If you’re into car photo books there’s a good chance you are familiar with the innovative and distinctive work of René Staud. In fact, you may look at your bookcase and think you already have a book with the same title by the same author and the same publisher. Well, yes and no—there was a 2012 edition (ISBN 978-3832796426, no longer in print but Staud still has copies, at €300). Oddly, it was a few dozen pages longer than the current, expanded Revised 70 Years Anniversary Edition. The 2012 edition ended with the models that were then new, the R231 (2012–2020) whereas the new edition includes the R232 (aka AMG SL 55 and 63) that was unveiled in October 2021.
There are 125 individual cars showcased here, in chronological order by series. SL enthusiasts will probably not think for a moment that all SLs are created equal, and, in fact, the varying breadth of the coverage reflects that to some measure. Still, the whole family tree is here, down to the lowly (there, we said it) SLK. People who follow the comings and goings of the original SLs will surely recognize many of the cars.
In typical teNeues fashion the book is big, 11 by almost 13.75 in, and produced to a high standard in terms of paper, printing, and purposeful design. Also typical for this publisher, it has a flat spine which means it cannot open fully flat so in the case of crossover images some detail will be lost in the gutter. The calendars obviously don’t have that problem and were also about 40% larger—but try finding a good place to store those! The calendar aspect also comes into play in regards to the amount of text deployed; it is minimal (written by well known and widely published German auto journalist Lewandowski, a frequent Staud collaborator), and intentionally so. The original book had been presented as “a love song to an exceptional car,” and photos, certainly Staud photos tend to serve that purpose better than words/stats/specs. Staud is surely the only photographer to have had some 500 SLs in the studio, and very certainly the only one to have been entrusted with one of the two 300 SLR Uhlenhaut Coupés, the model that will for a long time have the distinction of being the most expensive car ever sold at auction (€135 million, in 2021). Already back in 1989, when Staud did his first 300 SL calendar, he recognized the SLR as essential to the SL story—and, to say it once more, already then he had the professional clout for Mercedes to send him one to include in the calendar shoot.

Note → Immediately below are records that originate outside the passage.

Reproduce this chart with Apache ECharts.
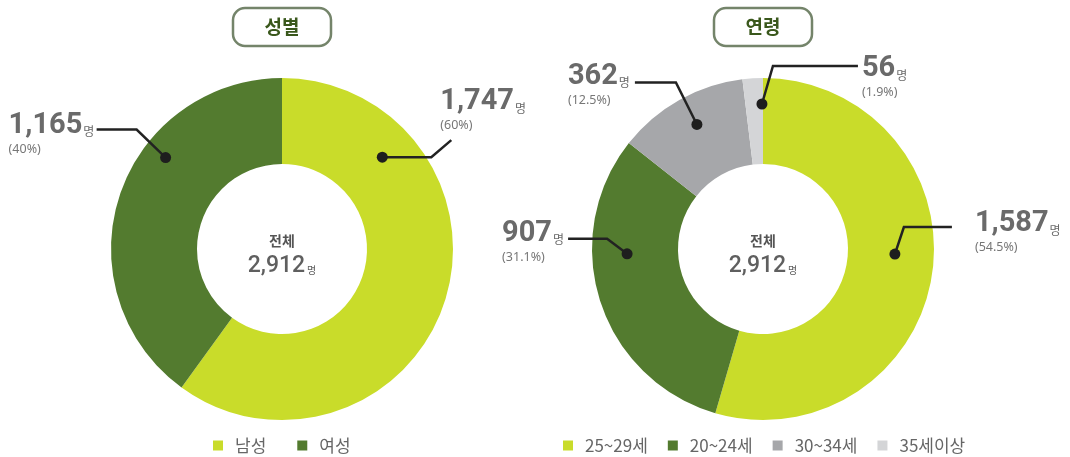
<!DOCTYPE html>
<html>
<head>
<meta charset="utf-8">
<script src="https://cdn.jsdelivr.net/npm/echarts@6/dist/echarts.min.js"></script>
<style>
    html, body { margin: 0; padding: 0; background: #fff; }
    #main { width: 1070px; height: 457px; }
</style>
</head>
<body>
<div id="main"></div>
<script>
// data
var genderNames = ['남성', '여성'];
var genderValues = [1747, 1165];
var genderPct = ['60%', '40%'];
var ageNames = ['25~29세', '20~24세', '30~34세', '35세이상'];
var ageValues = [1587, 907, 362, 56];
var agePct = ['54.5%', '31.1%', '12.5%', '1.9%'];

var genderColors = ['#c9dc2a', '#537b2f'];
var ageColors = ['#c9dc2a', '#537b2f', '#a6a7aa', '#d4d5d7'];

var centers = [[282, 249], [763, 249]];
var radius = [85, 171];
var numFont = 'Roboto, sans-serif';
var krFont = '"Noto Sans CJK KR", sans-serif';

// callout placement for each slice: t = position inside the slice, r = radius of the dot,
// a / b = the two segments of the leader line, lx / ly = label offset from line end
var callouts = [
    [
        {t: 0.22, r: 136, a: [49, 0], b: [20, -17], lx: -11, ly: -38},
        {t: 0.64, r: 148, a: [-29, -28], b: [-40, 0], lx: -88, ly: -4}
    ],
    [
        {t: 0.47, r: 132, a: [9, -27], b: [48, 0], lx: 23, ly: -3},
        {t: 0.64, r: 136, a: [-20, -15], b: [-39, 0], lx: -66, ly: -5},
        {t: 0.53, r: 141, a: [-21, -42], b: [-41, 0], lx: -67, ly: -6},
        {t: 0.94, r: 145, a: [11, -38], b: [85, 0], lx: 4, ly: 3}
    ]
];
var allValues = [genderValues, ageValues];
var allPct = [genderPct, agePct];

function sum(arr) {
    return arr.reduce(function (s, v) { return s + v; }, 0);
}
function fmt(v) {
    return String(v).replace(/\B(?=(\d{3})+(?!\d))/g, ',');
}

function calloutPoints(si, di) {
    var vals = allValues[si];
    var total = sum(vals);
    var before = sum(vals.slice(0, di));
    var c = callouts[si][di];
    var ang = 2 * Math.PI * (before + c.t * vals[di]) / total;
    var cx = centers[si][0], cy = centers[si][1];
    var dot = [cx + c.r * Math.sin(ang), cy - c.r * Math.cos(ang)];
    var elbow = [dot[0] + c.a[0], dot[1] + c.a[1]];
    var end = [elbow[0] + c.b[0], elbow[1] + c.b[1]];
    return {dot: dot, elbow: elbow, end: end, c: c};
}

var labelRich = {
    n: {fontFamily: numFont, fontWeight: 'bold', fontSize: 29, color: '#6a6a6a', lineHeight: 32},
    u: {fontFamily: krFont, fontSize: 12, color: '#6a6a6a', lineHeight: 32, verticalAlign: 'bottom', padding: [0, 0, 4, 1]},
    p: {fontFamily: '"Noto Sans", sans-serif', fontSize: 12.5, color: '#777', lineHeight: 15, align: 'left'}
};

function makePie(si, names, values, colors) {
    return {
        type: 'pie',
        center: centers[si],
        radius: radius,
        startAngle: 90,
        clockwise: true,
        avoidLabelOverlap: false,
        silent: true,
        data: names.map(function (n, i) {
            return {name: n, value: values[i], itemStyle: {color: colors[i]}};
        }),
        label: {
            show: true,
            position: 'outside',
            formatter: function (p) {
                return '{n|' + fmt(p.value) + '}{u|명}\n{p|(' + allPct[si][p.dataIndex] + ')}';
            },
            rich: labelRich
        },
        labelLine: {show: false},
        labelLayout: function (p) {
            var g = calloutPoints(si, p.dataIndex);
            return {
                x: g.end[0] + g.c.lx,
                y: g.end[1] + g.c.ly - 16,
                align: 'left',
                verticalAlign: 'top'
            };
        }
    };
}

function titleBox(cx, text) {
    return {
        type: 'group',
        children: [
            {type: 'rect', shape: {x: cx - 49, y: 8, width: 98, height: 38, r: 12},
             style: {fill: '#fff', stroke: '#74846a', lineWidth: 2.5}},
            {type: 'text', style: {text: text, x: cx, y: 27, align: 'center', verticalAlign: 'middle',
             font: 'bold 19px "Noto Sans CJK KR"', fill: '#3a581c'}}
        ]
    };
}

function centerText(si) {
    var cx = centers[si][0], cy = centers[si][1];
    return [
        {type: 'text', style: {text: '전체', x: cx, y: cy - 8, align: 'center', verticalAlign: 'middle',
         font: 'bold 14px "Noto Sans CJK KR"', fill: '#555'}},
        {type: 'text', style: {
            text: '{n|' + fmt(sum(allValues[si])) + '}{u|명}', x: cx, y: cy + 17,
            align: 'center', verticalAlign: 'middle',
            rich: {
                n: {fontFamily: numFont, fontWeight: 500, fontSize: 23, fill: '#5f5f5f', lineHeight: 24},
                u: {fontFamily: krFont, fontSize: 10, fill: '#5f5f5f', lineHeight: 24, verticalAlign: 'bottom', padding: [0, 0, 3, 2]}
            }
        }}
    ];
}

var chart = echarts.init(document.getElementById('main'));

var graphics = [titleBox(centers[0][0], '성별'), titleBox(centers[1][0], '연령')]
    .concat(centerText(0), centerText(1));
[0, 1].forEach(function (si) {
    allValues[si].forEach(function (v, di) {
        var g = calloutPoints(si, di);
        graphics.push({type: 'polyline', shape: {points: [g.dot, g.elbow, g.end]},
            style: {stroke: '#222', lineWidth: 2.5, fill: null}, z: 100});
        graphics.push({type: 'circle', shape: {cx: g.dot[0], cy: g.dot[1], r: 5.5},
            style: {fill: '#1e1e1e'}, z: 101});
    });
});

var legendBase = {
    top: 437,
    padding: 0,
    icon: 'rect',
    itemWidth: 10,
    itemHeight: 10,
    selectedMode: false,
    textStyle: {fontFamily: krFont, fontSize: 17, color: '#666', padding: [0, 0, 0, 7]}
};

var option = {
    animation: false,
    backgroundColor: '#fff',
    legend: [
        Object.assign({}, legendBase, {left: 213, itemGap: 31, data: genderNames}),
        Object.assign({}, legendBase, {left: 563, itemGap: 20, data: ageNames})
    ],
    graphic: graphics,
    series: [
        makePie(0, genderNames, genderValues, genderColors),
        makePie(1, ageNames, ageValues, ageColors)
    ]
};
chart.setOption(option);
</script>
</body>
</html>
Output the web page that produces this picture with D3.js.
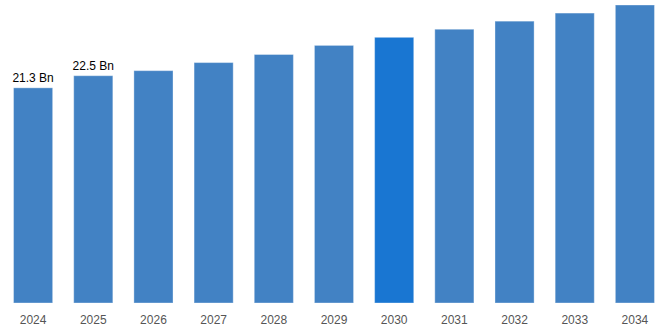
<!DOCTYPE html>
<html><head><meta charset="utf-8">
<script src="https://cdn.jsdelivr.net/npm/d3@7/dist/d3.min.js"></script>
<style>html,body{margin:0;padding:0;background:#fff;}svg{display:block;}</style>
</head><body>
<svg id="chart" width="668" height="334"></svg>
<script>
const years = ["2024","2025","2026","2027","2028","2029","2030","2031","2032","2033","2034"];
const values = [21.3, 22.5, 23.0, 23.8, 24.6, 25.5, 26.3, 27.1, 27.9, 28.7, 29.5];
const labeledYears = ["2024","2025"];
const highlightYear = "2030";

const svg = d3.select("#chart");
const x = d3.scaleBand().domain(years).range([3, 665]).paddingInner(0.35).paddingOuter(0.175);
const y = d3.scaleLinear().domain([0, 29.5]).range([303, 5]);

svg.selectAll("rect.bar").data(years).enter().append("rect")
  .attr("class","bar")
  .attr("x", d => x(d))
  .attr("width", x.bandwidth())
  .attr("y", (d,i) => y(values[i]))
  .attr("height", (d,i) => y(0) - y(values[i]))
  .attr("fill", d => d === highlightYear ? "#1976D2" : "#4282C4")
  .attr("stroke", "rgba(255,255,255,0.35)")
  .attr("stroke-width", 1);

const xAxis = d3.axisBottom(x).tickSize(0).tickPadding(0);
const gx = svg.append("g").attr("transform", "translate(0,315)").call(xAxis);
gx.select(".domain").remove();
gx.selectAll("text")
  .attr("font-family", "Liberation Sans, Arial, sans-serif")
  .attr("font-size", 12)
  .attr("fill", "#555")
  .attr("dy", "0.71em");

svg.selectAll("text.val").data(years.filter(d => labeledYears.includes(d))).enter().append("text")
  .attr("class","val")
  .attr("x", d => x(d) + x.bandwidth()/2)
  .attr("y", d => y(values[years.indexOf(d)]) - 6)
  .attr("text-anchor","middle")
  .attr("font-family", "Liberation Sans, Arial, sans-serif")
  .attr("font-size", 12)
  .attr("fill", "#000")
  .text(d => values[years.indexOf(d)].toFixed(1) + " Bn");
</script>
</body></html>
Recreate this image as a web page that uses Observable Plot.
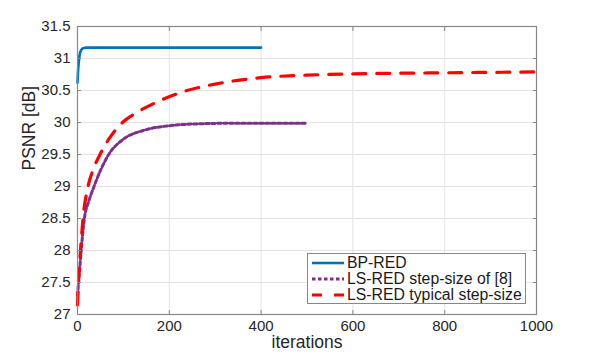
<!DOCTYPE html>
<html><head><meta charset="utf-8">
<script src="https://cdn.jsdelivr.net/npm/d3@7"></script>
<script src="https://cdn.jsdelivr.net/npm/@observablehq/plot@0.6"></script>
<style>
body{margin:0;background:#fff;font-family:"Liberation Sans",Arial,Helvetica,sans-serif;}
#wrap{position:relative;width:592px;height:353px;}
#legend{position:absolute;left:307px;top:253px;width:217px;height:49px;border:1px solid #888;background:#fff;box-sizing:content-box;}
#legend .row{position:absolute;left:0;height:16px;display:flex;align-items:center;font-size:15.8px;color:#1a1a1a;white-space:nowrap;}
#legend svg{margin-left:4px;margin-right:3px;}
</style></head>
<body><div id="wrap"></div>
<script>
const seriesNames = ["BP-RED", "LS-RED step-size of [8]", "LS-RED typical step-size"];
const seriesColors = ["#0072BD", "#7E2F8E", "#FF0000"];

const bpIter = [0, 1, 2, 3, 4, 5, 6, 8, 10, 12, 15, 20, 50, 100, 200, 300, 400];
const bpPsnr = [30.62, 30.78, 30.88, 30.96, 31.02, 31.07, 31.10, 31.13, 31.15, 31.16, 31.165, 31.17, 31.17, 31.17, 31.17, 31.17, 31.17];

const lsIter = [0, 3, 8, 15, 25, 36, 50, 68, 100, 143, 200, 268, 350, 500];
const lsPsnr = [27.3, 27.55, 28.0, 28.5, 28.78, 29.0, 29.25, 29.5, 29.74, 29.875, 29.95, 29.98, 29.99, 29.99];

const redIter = [0, 2, 6.5, 12, 23, 35, 49, 70, 98, 130, 170, 230, 300, 400, 500, 600, 775, 1000];
const redPsnr = [27.15, 27.5, 28.0, 28.5, 29.0, 29.28, 29.5, 29.76, 30.0, 30.16, 30.31, 30.48, 30.6, 30.7, 30.74, 30.76, 30.775, 30.79];

const xTicks = [0, 200, 400, 600, 800, 1000];
const yTicks = [27, 27.5, 28, 28.5, 29, 29.5, 30, 30.5, 31, 31.5];
const xLabel = "iterations";
const yLabel = "PSNR [dB]";

const toRows = (xs, ys, name) => xs.map((x, i) => ({x, y: ys[i], name}));
const bp = toRows(bpIter, bpPsnr, seriesNames[0]);
const ls = toRows(lsIter, lsPsnr, seriesNames[1]);
const red = toRows(redIter, redPsnr, seriesNames[2]);

const gridColor = "#e3e3e3";
const axisColor = "#888";
const fontSize = 15;
const dashes = [null, "3.5,2.5", "13,11"];
const widths = [2.6, 3, 3.2];

const chart = Plot.plot({
  width: 592,
  height: 353,
  marginLeft: 77,
  marginRight: 56,
  marginTop: 26,
  marginBottom: 39,
  style: {fontFamily: "'Liberation Sans', Arial, Helvetica, sans-serif", color: "#262626", background: "#fff"},
  x: {domain: [0, 1000]},
  y: {domain: [27, 31.5]},
  marks: [
    Plot.gridX(xTicks, {stroke: gridColor, strokeOpacity: 1}),
    Plot.gridY(yTicks, {stroke: gridColor, strokeOpacity: 1}),
    Plot.line(bp, {x: "x", y: "y", stroke: seriesColors[0], strokeWidth: widths[0], curve: "monotone-x"}),
    Plot.line(ls, {x: "x", y: "y", stroke: seriesColors[1], strokeWidth: widths[1], strokeDasharray: dashes[1], curve: "monotone-x"}),
    Plot.line(red, {x: "x", y: "y", stroke: seriesColors[2], strokeWidth: widths[2], strokeDasharray: dashes[2], curve: "monotone-x"}),
    Plot.frame({stroke: axisColor, strokeWidth: 1.2}),
    Plot.axisX(xTicks, {anchor: "bottom", label: null, tickSize: -4, tickPadding: 10, stroke: axisColor, fontSize, fill: "#262626", tickFormat: d => String(d)}),
    Plot.axisX(xTicks, {anchor: "top", label: null, tickSize: -4, stroke: axisColor, tickFormat: () => ""}),
    Plot.axisY(yTicks, {anchor: "left", label: null, tickSize: -4, tickPadding: 11, stroke: axisColor, fontSize, fill: "#262626", tickFormat: d => String(d)}),
    Plot.axisY(yTicks, {anchor: "right", label: null, tickSize: -4, stroke: axisColor, tickFormat: () => ""}),
    Plot.text([xLabel], {text: d => d, frameAnchor: "bottom", dy: 28, fontSize: 17.5, fill: "#262626", lineAnchor: "middle"}),
    Plot.text([yLabel], {text: d => d, frameAnchor: "left", dx: -48, rotate: -90, fontSize: 17.5, fill: "#262626", lineAnchor: "middle"})
  ]
});

const wrap = document.getElementById("wrap");
wrap.appendChild(chart);

// legend overlay
const legend = document.createElement("div");
legend.id = "legend";
seriesNames.forEach((name, i) => {
  const row = document.createElement("div");
  row.className = "row";
  row.style.top = (1 + i * 16) + "px";
  const sw = document.createElementNS("http://www.w3.org/2000/svg", "svg");
  sw.setAttribute("width", 32); sw.setAttribute("height", 8);
  const ln = document.createElementNS("http://www.w3.org/2000/svg", "line");
  ln.setAttribute("x1", 0); ln.setAttribute("x2", 32); ln.setAttribute("y1", 4); ln.setAttribute("y2", 4);
  ln.setAttribute("stroke", seriesColors[i]); ln.setAttribute("stroke-width", widths[i]);
  if (dashes[i]) ln.setAttribute("stroke-dasharray", i === 2 ? "10,12" : dashes[i]);
  sw.appendChild(ln);
  const t = document.createElement("span");
  t.textContent = name;
  row.appendChild(sw); row.appendChild(t);
  legend.appendChild(row);
});
wrap.appendChild(legend);
</script>
</body></html>
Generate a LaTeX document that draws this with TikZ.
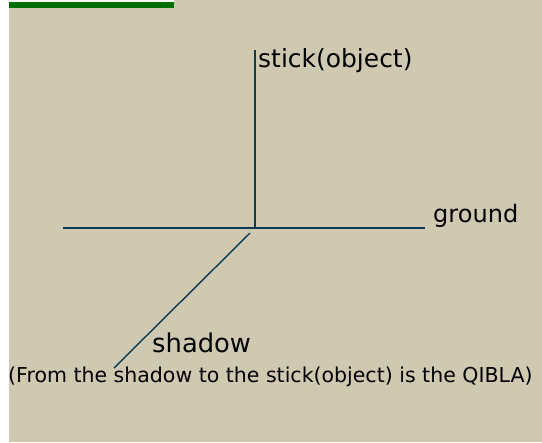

Long story short, Staud has a schooled eye, a keen mind, a wholly comprehensive and organic understanding of the SL series, and considers the SL the most extensive project of his entire career—if it’s words you need, look for them elsewhere and don’t fault this book for not delivering something that’s not in its brief.
As an aside, large-size prints are available from Staud Studios. Two of his images, “Form Follows Function” (a 300 SL photographed in 2009) and “All Time Hero” (the Uhlenhaut 300 SLR) were part of a benefit auction in 2022 to promote young photographers and support them in their artistic development. Print folk will geek out over the fact that they were done in a process called UV direct printing in which the ink doesn’t penetrate the material (which can be paper, glass, acrylic etc.) but lies as a very fine layer on the surface and is hardened with ultraviolet light.